Once an architect, always an architect?

I'm currently on holiday. It's not much of a holiday admittedly, as it's doing development work. I thought I'd try "going back" to development for a bit as the project sounded interesting and it would give me a chance to experience being downstream of the architecture.

My expectations have been slightly confounded by the experience; people still treat me like an architect:

  • fundamental decisions are still left to me
  • I have to QA other team's work
  • I remain a technical authority on other projects by virtue of my proximity rather than my ongoing involvement!

And I guess this makes sense - how I view my own role on a project may not correlate with how other people view my role. Titles mean very little in a cross-functional team.

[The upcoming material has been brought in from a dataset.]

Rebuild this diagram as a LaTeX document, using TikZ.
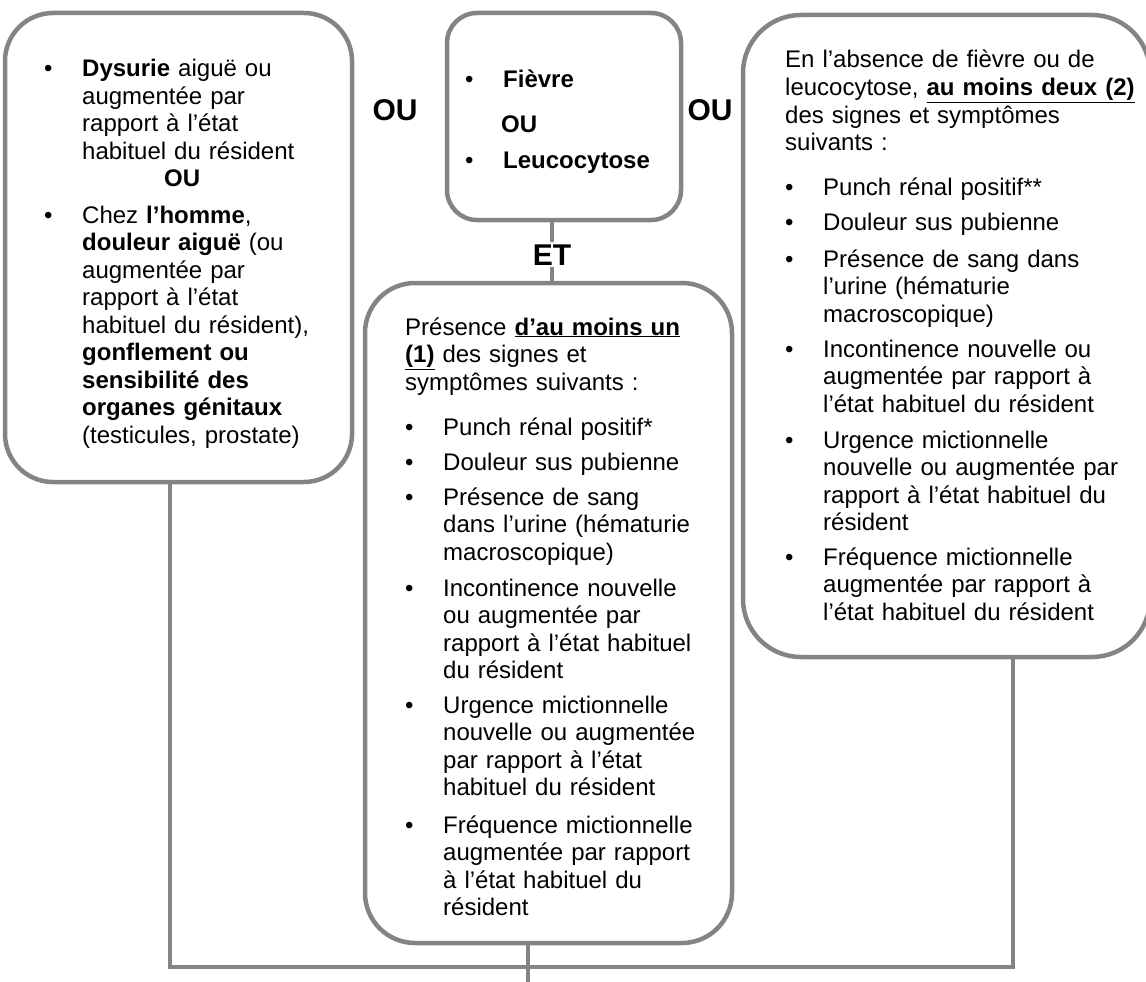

So I suppose what I'm really experiencing is what it's like being downstream of no architecture. It's made me realise how dependent some projects are on architecture or, at least, an architect. It doesn't necessarily take a lot of architecture, or that much of an architect, but it is required nonetheless.

About the author

Kevin has been working with Java for 10 years, in defence research through dot com to investment banking. Currently he works at JPMorgan developing front-office trading solutions.

While getting on well with server-side Java, Kevin's also a keen Swing developer (and possibly masochist).

E-mail : kevin.seal at codingthearchitecture.com

Re: Once an architect, always an architect?

I share your experience. It is a service type role, once you prove you got the skills dealing with the design, abstractions, styles and the project you are hooked...

Re: Once an architect, always an architect?

What do you think would happen if you weren't working so close? Do you think they realise that they *need* an architect?

Re: Once an architect, always an architect?

No doubt the project would fail and the Earth might even stop spinning! ;)

I think proximity does play a part - asynchronous interruptions such as e-mail would be easier to manage and probably be less ad-hoc. Sometimes I can't help getting involved if someone walks over and asks a question!

Who am I kidding? Being involved is far better than being remote! The pros probably far outweigh the cons.